The technology of Natural Language to SQL (NL2SQL) is rapidly evolving, becoming an important innovation in the field of Natural Language Processing (NLP). This technology enables users to convert natural language queries into Structured Query Language (SQL) statements, significantly facilitating the interaction between users without a technical background and complex databases to obtain valuable information. NL2SQL technology not only opens new doors for exploring large databases across various industries but also enhances work efficiency and decision-making capabilities.

image.png

However, there is a trade-off between query accuracy and adaptability in the implementation of NL2SQL. Some methods struggle to ensure accuracy while also adapting to different types of databases when generating SQL queries. Existing solutions often rely on Large Language Models (LLMs) that generate multiple outputs through prompt engineering and select the best query, but this approach increases computational burden and is not suitable for real-time applications. Meanwhile, Supervised Fine-Tuning (SFT) can achieve targeted SQL generation but faces challenges in cross-domain applications and complex database operations, highlighting the need for innovative frameworks.

image.png

The research team at Alibaba has launched XiYan-SQL, a groundbreaking NL2SQL framework. It integrates multiple generator ensemble strategies, combining the advantages of prompt engineering and SFT. A key innovation of XiYan-SQL is the introduction of M-Schema, a semi-structured schema representation method that enhances the system's understanding of database hierarchies, including data types, primary keys, and example values, thereby improving its ability to generate accurate and contextually relevant SQL queries.
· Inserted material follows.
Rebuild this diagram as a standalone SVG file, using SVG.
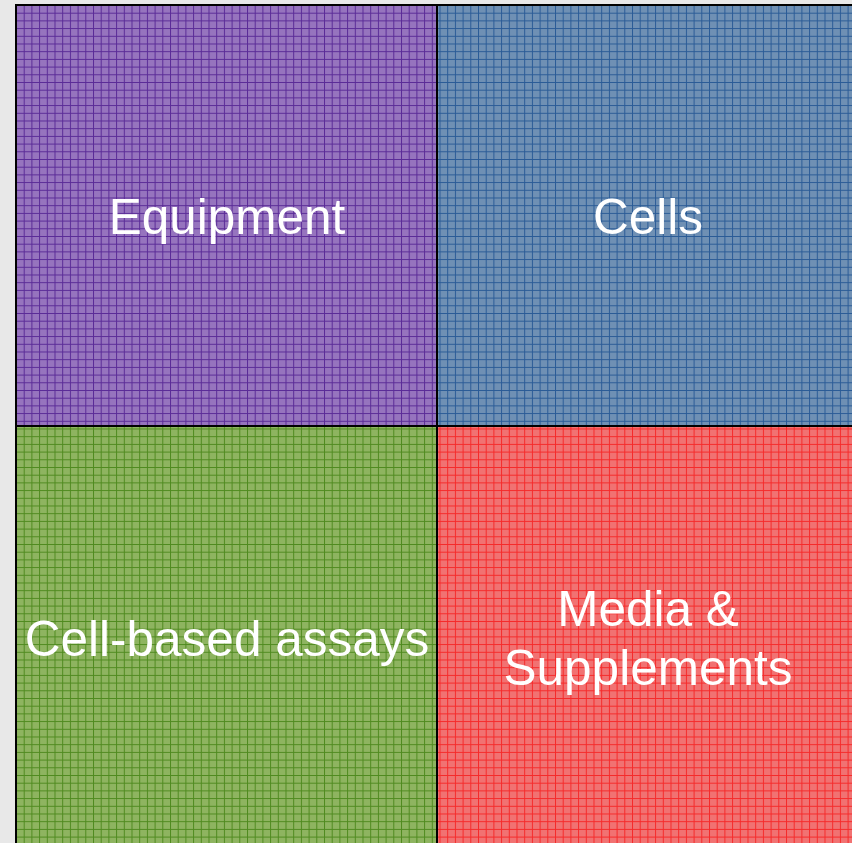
<svg xmlns="http://www.w3.org/2000/svg" width="852" height="843" viewBox="0 0 852 843">
<style>
.lbl{font-family:"Liberation Sans",Arial,sans-serif;font-size:49.5px;fill:#ffffff;text-anchor:middle}
.box{stroke:#000000;stroke-width:2}
</style>
<defs>
<pattern id="gp" x="16" y="5" width="7.7" height="7.7" patternUnits="userSpaceOnUse">
<rect width="7.7" height="7.7" fill="#9674be"/>
<path d="M0 0.5H7.7M0.5 0V7.7" stroke="#5a2b97" stroke-width="1"/>
</pattern>
<pattern id="gb" x="16" y="5" width="7.7" height="7.7" patternUnits="userSpaceOnUse">
<rect width="7.7" height="7.7" fill="#6f90b4"/>
<path d="M0 0.5H7.7M0.5 0V7.7" stroke="#2a5b96" stroke-width="1"/>
</pattern>
<pattern id="gg" x="16" y="5" width="7.7" height="7.7" patternUnits="userSpaceOnUse">
<rect width="7.7" height="7.7" fill="#8eb460"/>
<path d="M0 0.5H7.7M0.5 0V7.7" stroke="#4f8a1f" stroke-width="1"/>
</pattern>
<pattern id="gr" x="16" y="5" width="7.7" height="7.7" patternUnits="userSpaceOnUse">
<rect width="7.7" height="7.7" fill="#f17272"/>
<path d="M0 0.5H7.7M0.5 0V7.7" stroke="#f52a2a" stroke-width="1"/>
</pattern>
</defs>
<rect width="852" height="843" fill="#e8e8e8"/>
<g id="equipment">
<rect class="box" x="16" y="5" width="421" height="421" fill="url(#gp)"/>
<text class="lbl" x="227" y="234">Equipment</text>
</g>
<g id="cells">
<rect class="box" x="437" y="5" width="421" height="421" fill="url(#gb)"/>
<text class="lbl" x="648" y="234">Cells</text>
</g>
<g id="assays">
<rect class="box" x="16" y="426" width="421" height="421" fill="url(#gg)"/>
<text class="lbl" x="227" y="656">Cell-based assays</text>
</g>
<g id="media">
<rect class="box" x="437" y="426" width="421" height="421" fill="url(#gr)"/>
<text class="lbl" x="648" y="626">Media &amp;</text>
<text class="lbl" x="648" y="685">Supplements</text>
</g>
<g id="connectors"/>
</svg>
XiYan-SQL employs a three-stage process to generate and optimize SQL queries.

First, the system identifies relevant database elements through schema linking, reducing redundant information and focusing on key structures. Next, it generates SQL candidates using generators based on In-Context Learning (ICL) and SFT. Finally, the system optimizes and selects the generated SQL using error correction models and selection models, ensuring the best query is chosen. XiYan-SQL integrates these steps into an efficient pipeline, surpassing traditional methods.

Through rigorous benchmarking, XiYan-SQL has shown outstanding performance across multiple standard test sets, achieving an execution accuracy of 89.65% in the Spider test set, significantly outperforming previous top models.

image.png

Moreover, in terms of adaptability to non-relational datasets, XiYan-SQL has also achieved excellent results, reaching an accuracy of 41.20% in the NL2GQL test set. These results indicate that XiYan-SQL possesses exceptional flexibility and accuracy across various scenarios.

GitHub: https://github.com/XGenerationLab/XiYan-SQL

Highlights:

🌟 Innovative schema representation: M-Schema enhances the understanding of database hierarchies, improving query accuracy.

📊 Advanced candidate generation: XiYan-SQL utilizes multiple generators to produce diverse SQL candidates, improving query quality.

✅ Superior adaptability: Through benchmarking, XiYan-SQL demonstrates outstanding performance across various databases, setting a new standard for NL2SQL frameworks.